ANTHEM: Pièce chantée dont le texte religieux appartient au rite anglican. (Par extension, cela peut être une chanson ou un hymne de célébration pour un groupe particulier de personnes: national anthem (hymne national) ou sports anthem pour une équipe sportive).
* On peut mettre en perspective cette œuvre avec celles ayant un rapport à la mort (les Requiems) ou à l’hommage musical rendu à un défunt (les Tombeaux). Annonciatrice des grands Requiems (Mozart, Verdi…), elle se rapproche également du caractère funèbre des Tombeaux (Déploration sur la mort d’Ockeghem (Josquin), Tombeau des regrets (Ste Colombe), Tombeau de Couperin (Ravel)..)
* On joue généralement les pièces dans cet ordre:
- Marche - Anthem (Man that is born of a woman) - Canzona
- Anthem (In the midst of life we are in death) - Canzona
- Anthem (Thou knowest Lord the secrets of our hearts) - Marche
I - MARCH
* Traditionnellement, une marche est un genre caractérisé par un rythme influencé par le rythme des pas, d’allure solennelle. Selon sa fonction, elle revêt un caractère différent: marche militaire (la Marseillaise), marche nuptiale (Wagner), marche funèbre (Chopin), marches festives (jazz Nouvelle-Orléans)…

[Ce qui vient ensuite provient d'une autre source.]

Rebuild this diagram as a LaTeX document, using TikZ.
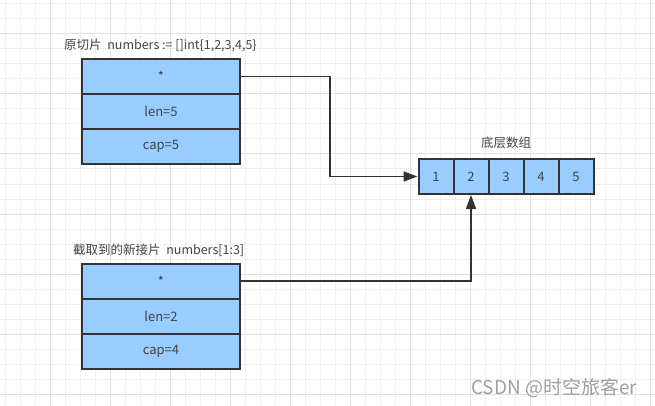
\documentclass[tikz,border=0pt]{standalone}
\usepackage{fontspec}
\setmainfont{Noto Sans CJK SC}
\usetikzlibrary{arrows.meta}
\definecolor{linegray}{HTML}{333333}
\definecolor{textgray}{HTML}{444444}
\definecolor{boxblue}{HTML}{99CCFF}
\definecolor{gridminor}{HTML}{EFEFEF}
\definecolor{gridmajor}{HTML}{E0E0E0}
\tikzset{
  field/.style={draw=linegray, fill=boxblue, line width=2pt, text=textgray,
    minimum width=158, minimum height=35, inner sep=0pt,
    font=\fontsize{13}{15}\selectfont},
  elem/.style={field, minimum width=35},
  caption/.style={text=textgray, inner sep=0pt, font=\fontsize{12.5}{15}\selectfont},
  link/.style={draw=linegray, line width=1.6pt, -{Triangle[length=14pt,width=10pt]}}
}
\begin{document}
\begin{tikzpicture}[x=1pt,y=-1pt]
  \useasboundingbox (0,0) rectangle (655,406);
  \fill[white] (0,0) rectangle (655,406);
  % background grid
  \foreach \gx in {5,20,...,650}
    \draw[gridminor, line width=1pt] (\gx,0) -- (\gx,406);
  \foreach \gy in {4,19,...,400}
    \draw[gridminor, line width=1pt] (0,\gy) -- (655,\gy);
  \foreach \gx in {50,110,...,650}
    \draw[gridmajor, line width=1pt] (\gx,0) -- (\gx,406);
  \foreach \gy in {34,94,...,400}
    \draw[gridmajor, line width=1pt] (0,\gy) -- (655,\gy);

  \node[caption, anchor=west] (t1) at (64,45) {原切片\ \ numbers := []int\{1,2,3,4,5\}};
  \node[caption, anchor=west] (t2) at (73,250) {截取到的新接片\ \ numbers[1:3]};
  \node[caption] (t3) at (506,143) {底层数组};

  \draw
    (161,76.5) node[field] (p){\raisebox{-0.25ex}{*}}
    (161,111.5) node[field] (plen){len=5}
    (161,146.5) node[field] (pcap){cap=5};
  \draw
    (161,281) node[field] (q){\raisebox{-0.25ex}{*}}
    (161,316) node[field] (qlen){len=2}
    (161,351) node[field] (qcap){cap=4};
  \draw
    (436,176.5) node[elem] (a1){1}
    (471,176.5) node[elem] (a2){2}
    (506,176.5) node[elem] (a3){3}
    (541,176.5) node[elem] (a4){4}
    (576,176.5) node[elem] (a5){5};

  \begin{scope}[link]
    \draw (p.east) -- ++(89,0) |- (a1.west);
    \draw (q.east) -| (a2.south);
  \end{scope}

  \node[anchor=west, inner sep=0pt, text=gray!75, font=\fontsize{19}{21}\selectfont]
    (mark) at (471,388) {CSDN @时空旅客er};
\end{tikzpicture}
\end{document}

* Tout comme pour la Canzona, cette pièce n’était pas composée à l’origine pour les funérailles. Elle est issue d’une tragi-comédie The Libertine composée deux ans plus tôt en 1692.

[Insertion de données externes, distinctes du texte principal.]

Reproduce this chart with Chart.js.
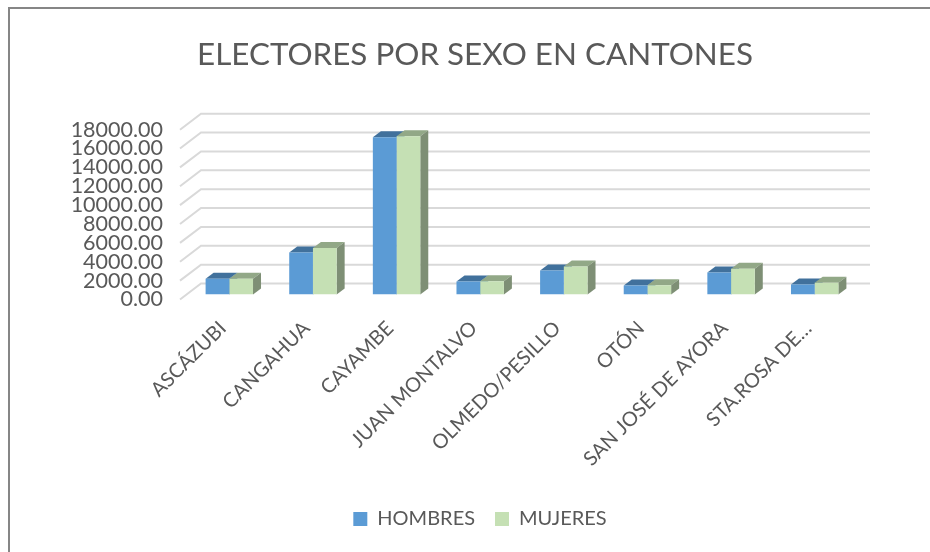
<!DOCTYPE html>
<html>
<head>
<meta charset="utf-8">
<title>Electores por sexo en cantones</title>
<script src="https://cdn.jsdelivr.net/npm/chart.js@4/dist/chart.umd.min.js"></script>
<style>
html, body { margin: 0; padding: 0; background: #fff; overflow: hidden; }
#frame { position: absolute; left: 8px; top: 7px; width: 922px; height: 545px; border-top: 2px solid #868686; border-left: 2px solid #868686; box-sizing: border-box; }
#chart { position: absolute; left: 0; top: 0; }
</style>
</head>
<body>
<div id="frame"></div>
<canvas id="chart" width="930" height="552"></canvas>
<script>
var cantones = ["ASCÁZUBI", "CANGAHUA", "CAYAMBE", "JUAN MONTALVO", "OLMEDO/PESILLO", "OTÓN", "SAN JOSÉ DE AYORA", "STA.ROSA DE…"];
var hombres = [1670, 4440, 16670, 1380, 2550, 960, 2340, 1070];
var mujeres = [1680, 4930, 16780, 1400, 2980, 970, 2730, 1250];

var textColor = "#595959";
var fontName = "Lato, 'Open Sans', sans-serif";

// fake 3D: floor/wall depth of the grid and of the bars
var wallDx = 21, wallDy = -16;
var barShiftX = 7.5, barShiftY = -5;
var barDx = 8, barDy = -6;

var fake3d = {
    id: "fake3d",
    afterLayout: function (chart) {
        // legend sits a little right of the title in the original
        chart.legend.left += 5;
        chart.legend.right += 5;
    },
    beforeDatasetsDraw: function (chart) {
        var ctx = chart.ctx;
        var x = chart.scales.x;
        var y = chart.scales.y;
        ctx.save();
        ctx.strokeStyle = "#d9d9d9";
        ctx.lineWidth = 2;
        y.ticks.forEach(function (t) {
            var py = y.getPixelForValue(t.value);
            ctx.beginPath();
            ctx.moveTo(x.left, py);
            ctx.lineTo(x.left + wallDx, py + wallDy);
            ctx.lineTo(x.right + wallDx, py + wallDy);
            ctx.stroke();
        });
        ctx.restore();

        ctx.save();
        ctx.translate(barShiftX, barShiftY);
        var topColors = ["#41719c", "#92a887"];
        var rightColors = ["#4d7ca6", "#7e8f75"];
        chart.data.datasets.forEach(function (ds, d) {
            chart.getDatasetMeta(d).data.forEach(function (bar) {
                var p = bar.getProps(["x", "y", "base", "width"], true);
                var l = p.x - p.width / 2, r = p.x + p.width / 2;
                // top face
                ctx.fillStyle = topColors[d];
                ctx.beginPath();
                ctx.moveTo(l, p.y);
                ctx.lineTo(l + barDx, p.y + barDy);
                ctx.lineTo(r + barDx, p.y + barDy);
                ctx.lineTo(r, p.y);
                ctx.closePath();
                ctx.fill();
                // right face
                ctx.fillStyle = rightColors[d];
                ctx.beginPath();
                ctx.moveTo(r, p.y);
                ctx.lineTo(r + barDx, p.y + barDy);
                ctx.lineTo(r + barDx, p.base + barDy);
                ctx.lineTo(r, p.base);
                ctx.closePath();
                ctx.fill();
            });
        });
    },
    afterDatasetsDraw: function (chart) {
        chart.ctx.restore();
    }
};

new Chart(document.getElementById("chart"), {
    type: "bar",
    data: {
        labels: cantones,
        datasets: [
            { label: "HOMBRES", data: hombres, backgroundColor: "#5b9bd5" },
            { label: "MUJERES", data: mujeres, backgroundColor: "#c5e0b4" }
        ]
    },
    options: {
        responsive: false,
        animation: false,
        layout: { padding: { left: 20, right: 0, top: 36, bottom: 13 } },
        datasets: { bar: { categoryPercentage: 0.567, barPercentage: 1 } },
        scales: {
            x: {
                grid: { display: false },
                border: { display: false },
                afterFit: function (scale) { scale.height = 189.5; },
                ticks: {
                    color: textColor,
                    font: { family: fontName, size: 20 },
                    minRotation: 45,
                    maxRotation: 45,
                    autoSkip: false,
                    labelOffset: 1,
                    padding: 9
                }
            },
            y: {
                min: 0,
                max: 18000,
                grid: { display: false },
                border: { display: false },
                afterFit: function (scale) { scale.width = 160; },
                ticks: {
                    stepSize: 2000,
                    autoSkip: false,
                    color: textColor,
                    font: { family: fontName, size: 21.5 },
                    padding: 9,
                    callback: function (v) { return v.toFixed(2); }
                }
            },
            // empty right axis, only keeps the plot clear of the right edge
            yRight: {
                position: "right",
                grid: { display: false },
                border: { display: false },
                ticks: { display: false },
                afterFit: function (scale) { scale.width = 81; }
            }
        },
        plugins: {
            tooltip: { enabled: false },
            title: {
                display: true,
                text: "ELECTORES POR SEXO EN CANTONES",
                color: textColor,
                font: { family: fontName, size: 31.4, weight: "normal" },
                padding: { top: 0, bottom: 56 }
            },
            legend: {
                position: "bottom",
                labels: {
                    color: textColor,
                    font: { family: fontName, size: 20 },
                    boxWidth: 14,
                    boxHeight: 14,
                    padding: 20
                }
            }
        }
    },
    plugins: [fake3d]
});
</script>
</body>
</html>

* Elle est jouée par quatre pupitres de cuivres (au choix entre trompettes et trombones) et des timbales ad libitum (c'est-à-dire qu’on peut en mettre le nombre qu’on veut)

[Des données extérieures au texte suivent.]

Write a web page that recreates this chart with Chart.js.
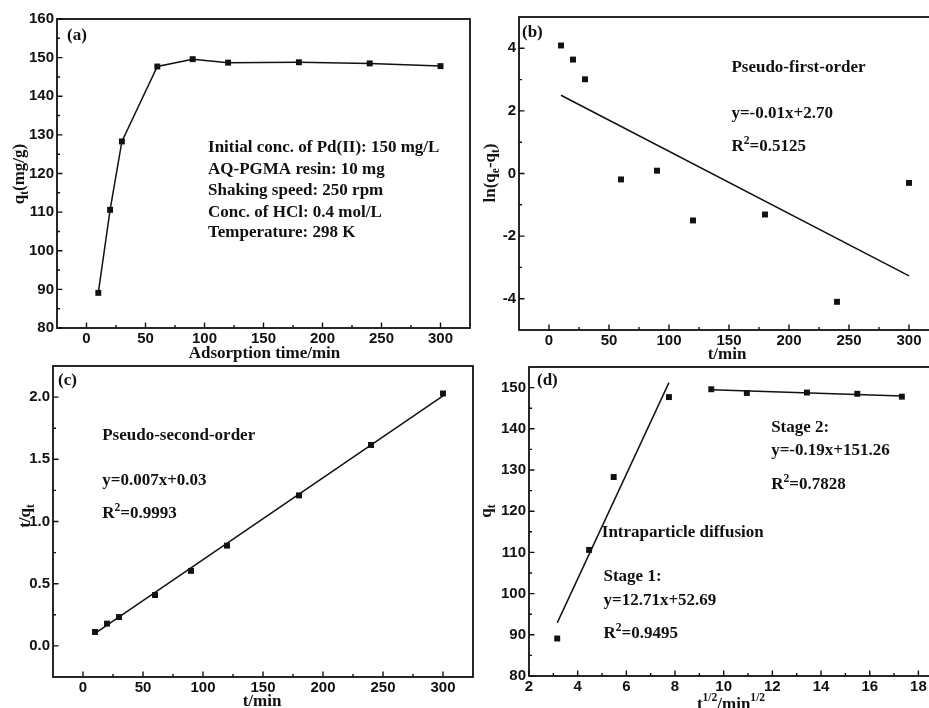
<!DOCTYPE html>
<html><head><meta charset="utf-8">
<script src="https://cdn.jsdelivr.net/npm/chart.js@4.4.0/dist/chart.umd.min.js"></script>
<style>
html,body{margin:0;padding:0;background:#fff;overflow:hidden;width:929px;height:708px;}
.p{position:absolute;}
</style></head><body>
<div class="p" style="left:0;top:0;width:478px;height:364px"><canvas id="ca"></canvas></div>
<div class="p" style="left:478px;top:0;width:470px;height:364px"><canvas id="cb"></canvas></div>
<div class="p" style="left:0;top:354px;width:478px;height:354px"><canvas id="cc"></canvas></div>
<div class="p" style="left:478px;top:354px;width:470px;height:354px"><canvas id="cd"></canvas></div>
<script>
// ---------------- data ----------------
const timeMin = [10, 20, 30, 60, 90, 120, 180, 240, 300];
const qt = [89.1, 110.6, 128.3, 147.7, 149.6, 148.7, 148.8, 148.5, 147.8];
const lnQeQt = [4.09, 3.64, 3.01, -0.19, 0.09, -1.50, -1.31, -4.10, -0.30];
const tOverQt = [0.112, 0.179, 0.232, 0.409, 0.603, 0.806, 1.21, 1.615, 2.029];
const sqrtT = [3.16, 4.47, 5.48, 7.75, 9.49, 10.95, 13.42, 15.49, 17.32];

const fitFirstX = [10, 300], fitFirstY = [2.50, -3.27];
const fitSecondX = [10, 300], fitSecondY = [0.10, 2.01];
const stage1X = [3.16, 7.75], stage1Y = [92.9, 151.2];
const stage2X = [9.49, 17.32], stage2Y = [149.46, 147.97];

// tick values
const timeTicks = [0, 50, 100, 150, 200, 250, 300];
const timeMinor = [25, 75, 125, 175, 225, 275];
const qtTicksA = [80, 90, 100, 110, 120, 130, 140, 150, 160];
const qtMinorA = [85, 95, 105, 115, 125, 135, 145, 155];
const lnTicks = [-4, -2, 0, 2, 4];
const lnMinor = [-3, -1, 1, 3];
const tqTicks = [0, 0.5, 1.0, 1.5, 2.0];
const tqMinor = [0.25, 0.75, 1.25, 1.75];
const sqrtTicks = [2, 4, 6, 8, 10, 12, 14, 16, 18];
const sqrtMinor = [3, 5, 7, 9, 11, 13, 15, 17];
const qtTicksD = [80, 90, 100, 110, 120, 130, 140, 150];
const qtMinorD = [85, 95, 105, 115, 125, 135, 145];

// ---------------- helpers ----------------
const INK = '#111';
const SERIF = '"Liberation Serif", "Times New Roman", serif';
const SANS = '"Liberation Sans", Arial, sans-serif';
const zip = (xs, ys) => xs.map((x, i) => ({x: x, y: ys[i]}));

function pointsDs(xs, ys, line) {
  return {data: zip(xs, ys), showLine: !!line, borderColor: INK, borderWidth: 1.5,
    pointStyle: 'rect', pointRadius: 4.2, pointHoverRadius: 4.2,
    pointBackgroundColor: INK, pointBorderColor: INK, pointBorderWidth: 0};
}
function lineDs(xs, ys) {
  return {data: zip(xs, ys), showLine: true, borderColor: INK, borderWidth: 1.5, pointRadius: 0, pointHoverRadius: 0};
}

function drawRich(ctx, segs, x, y, size, align, rot) {
  ctx.save();
  ctx.translate(x, y);
  if (rot) ctx.rotate(rot);
  const parts = segs.map(s => {
    const sz = (s.sub || s.sup) ? size * 0.68 : size;
    ctx.font = 'bold ' + sz + 'px ' + SERIF;
    return {s: s, sz: sz, w: ctx.measureText(s.t).width};
  });
  const total = parts.reduce((a, p) => a + p.w, 0);
  let cx = align === 'center' ? -total / 2 : 0;
  ctx.fillStyle = INK;
  ctx.textBaseline = 'alphabetic';
  ctx.textAlign = 'left';
  parts.forEach(p => {
    const dy = p.s.sub ? size * 0.28 : (p.s.sup ? -size * 0.42 : 0);
    ctx.font = 'bold ' + p.sz + 'px ' + SERIF;
    ctx.fillText(p.s.t, cx, size * 0.33 + dy);
    cx += p.w;
  });
  ctx.restore();
}

function panelPlugin(cfg) {
  return {
    id: 'panel_' + cfg.name,
    afterDraw(chart) {
      const ctx = chart.ctx, ca = chart.chartArea;
      const xs = chart.scales.x, ys = chart.scales.y;
      ctx.save();
      // ticks (inward)
      ctx.strokeStyle = INK; ctx.lineWidth = 1.4;
      ctx.beginPath();
      cfg.xt.forEach(v => { const p = xs.getPixelForValue(v); ctx.moveTo(p, ca.bottom); ctx.lineTo(p, ca.bottom - 5.5); });
      cfg.xm.forEach(v => { const p = xs.getPixelForValue(v); ctx.moveTo(p, ca.bottom); ctx.lineTo(p, ca.bottom - 3); });
      cfg.yt.forEach(v => { const p = ys.getPixelForValue(v); ctx.moveTo(ca.left, p); ctx.lineTo(ca.left + 5.5, p); });
      cfg.ym.forEach(v => { const p = ys.getPixelForValue(v); ctx.moveTo(ca.left, p); ctx.lineTo(ca.left + 3, p); });
      ctx.stroke();
      // frame
      ctx.lineWidth = 1.8;
      ctx.strokeRect(ca.left, ca.top, ca.right - ca.left, ca.bottom - ca.top);
      ctx.restore();
      // panel label
      drawRich(ctx, [{t: cfg.label}], ca.left + cfg.labelOff[0], ca.top + cfg.labelOff[1], 17, 'left');
      // annotations anchored in data coordinates
      cfg.notes.forEach(n => {
        drawRich(ctx, n.segs, xs.getPixelForValue(n.x), ys.getPixelForValue(n.y), 17, 'left');
      });
      // axis titles
      drawRich(ctx, cfg.xTitle, (ca.left + ca.right) / 2 + (cfg.xTitleDx || 0), cfg.xTitleY, 17, 'center');
      drawRich(ctx, cfg.yTitle, cfg.yTitleX, cfg.yTitleY, 17, 'center', -Math.PI / 2);
    }
  };
}

function makeChart(id, o) {
  const tickFont = {family: SANS, size: 15, weight: 'bold'};
  return new Chart(document.getElementById(id), {
    type: 'scatter',
    data: {datasets: o.datasets},
    options: {
      responsive: true, maintainAspectRatio: false, animation: false,
      layout: {padding: o.pad, autoPadding: false},
      plugins: {legend: {display: false}, tooltip: {enabled: false}},
      scales: {
        x: {type: 'linear', min: o.xr[0], max: o.xr[1],
          grid: {display: false, drawTicks: false, tickLength: 0}, border: {display: false},
          afterBuildTicks: s => { s.ticks = o.xt.map(v => ({value: v})); },
          afterFit: s => { s.height = o.xh; },
          ticks: {font: tickFont, color: INK, padding: 2, maxRotation: 0, autoSkip: false,
            callback: v => String(v)}},
        y: {type: 'linear', min: o.yr[0], max: o.yr[1],
          grid: {display: false, drawTicks: false, tickLength: 0}, border: {display: false},
          afterBuildTicks: s => { s.ticks = o.yt.map(v => ({value: v})); },
          afterFit: s => { s.width = o.yw; },
          ticks: {font: tickFont, color: INK, padding: 3, autoSkip: false,
            callback: o.yf || (v => String(v))}}
      }
    },
    plugins: [panelPlugin(o)]
  });
}

const R2 = v => [{t: 'R'}, {t: '2', sup: true}, {t: '=' + v}];

// (a)
makeChart('ca', {
  name: 'a', label: '(a)', labelOff: [10, 15],
  datasets: [pointsDs(timeMin, qt, true)],
  pad: {left: 0, top: 19, right: 8, bottom: 0}, yw: 57, xh: 36,
  xr: [-25, 325], yr: [80, 160], xt: timeTicks, xm: timeMinor, yt: qtTicksA, ym: qtMinorA,
  notes: [
    {x: 103, y: 127.0, segs: [{t: 'Initial conc. of Pd(II): 150 mg/L'}]},
    {x: 103, y: 121.4, segs: [{t: 'AQ-PGMA resin: 10 mg'}]},
    {x: 103, y: 115.8, segs: [{t: 'Shaking speed: 250 rpm'}]},
    {x: 103, y: 110.1, segs: [{t: 'Conc. of HCl: 0.4 mol/L'}]},
    {x: 103, y: 105.0, segs: [{t: 'Temperature: 298 K'}]}
  ],
  xTitle: [{t: 'Adsorption time/min'}], xTitleY: 352, xTitleDx: 1,
  yTitle: [{t: 'q'}, {t: 't', sub: true}, {t: '(mg/g)'}], yTitleX: 18, yTitleY: 174
});

// (b)
makeChart('cb', {
  name: 'b', label: '(b)', labelOff: [3, 14],
  datasets: [pointsDs(timeMin, lnQeQt, false), lineDs(fitFirstX, fitFirstY)],
  pad: {left: 0, top: 17, right: 9, bottom: 0}, yw: 41, xh: 34,
  xr: [-25, 325], yr: [-5, 5], xt: timeTicks, xm: timeMinor, yt: lnTicks, ym: lnMinor,
  notes: [
    {x: 152, y: 3.43, segs: [{t: 'Pseudo-first-order'}]},
    {x: 152, y: 1.94, segs: [{t: 'y=-0.01x+2.70'}]},
    {x: 152, y: 0.90, segs: R2('0.5125')}
  ],
  xTitle: [{t: 't/min'}], xTitleY: 353, xTitleDx: -2,
  yTitle: [{t: 'ln(q'}, {t: 'e', sub: true}, {t: '-q'}, {t: 't', sub: true}, {t: ')'}], yTitleX: 11, yTitleY: 173
});

// (c)
makeChart('cc', {
  name: 'c', label: '(c)', labelOff: [5, 13.5],
  datasets: [pointsDs(timeMin, tOverQt, false), lineDs(fitSecondX, fitSecondY)],
  pad: {left: 0, top: 11, right: 5, bottom: 0}, yw: 53, xh: 31,
  xr: [-25, 325], yr: [-0.25, 2.25], xt: timeTicks, xm: timeMinor, yt: tqTicks, ym: tqMinor,
  yf: v => Number(v).toFixed(1),
  notes: [
    {x: 16, y: 1.70, segs: [{t: 'Pseudo-second-order'}]},
    {x: 16, y: 1.34, segs: [{t: 'y=0.007x+0.03'}]},
    {x: 16, y: 1.07, segs: R2('0.9993')}
  ],
  xTitle: [{t: 't/min'}], xTitleY: 346, xTitleDx: -1,
  yTitle: [{t: 't/q'}, {t: 't', sub: true}], yTitleX: 24, yTitleY: 162
});

// (d)
makeChart('cd', {
  name: 'd', label: '(d)', labelOff: [8, 12.5],
  datasets: [pointsDs(sqrtT, qt, false), lineDs(stage1X, stage1Y), lineDs(stage2X, stage2Y)],
  pad: {left: 0, top: 13, right: 15, bottom: 0}, yw: 51, xh: 32,
  xr: [2, 18.6], yr: [80, 155], xt: sqrtTicks, xm: sqrtMinor, yt: qtTicksD, ym: qtMinorD,
  notes: [
    {x: 11.95, y: 140.7, segs: [{t: 'Stage 2:'}]},
    {x: 11.95, y: 135.0, segs: [{t: 'y=-0.19x+151.26'}]},
    {x: 11.95, y: 126.8, segs: R2('0.7828')},
    {x: 4.99, y: 115.0, segs: [{t: 'Intraparticle diffusion'}]},
    {x: 5.06, y: 104.4, segs: [{t: 'Stage 1:'}]},
    {x: 5.06, y: 98.7, segs: [{t: 'y=12.71x+52.69'}]},
    {x: 5.06, y: 90.6, segs: R2('0.9495')}
  ],
  xTitle: [{t: 't'}, {t: '1/2', sup: true}, {t: '/min'}, {t: '1/2', sup: true}], xTitleY: 349, xTitleDx: 0,
  yTitle: [{t: 'q'}, {t: 't', sub: true}], yTitleX: 7, yTitleY: 157
});
</script>
</body></html>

* De tempo Adagio (très lent), très courte et d’une écriture rigoureusement homorythmique très simple, elle fait entendre 5 phrases rythmiquement identiques (longue – brève – brève – longue) entre lesquelles se placent les interventions des timbales
* Ces interventions des timbales provoquent des silences au caractère dramatique extrêmement fort. A noter le fait que nombreux interprètes rajoutent une mesure de silence à la fin de chacune des 5 phrases.
* Aucun thème ou mélodie ne se dégage
* On n’entend que des accords parfaits dans une tonalité générale de do mineur, ou de tonalités voisines de do mineur. A noter la tierce picarde à la fin (mi bécarre) qui fait terminer la marche sur un accord de do majeur.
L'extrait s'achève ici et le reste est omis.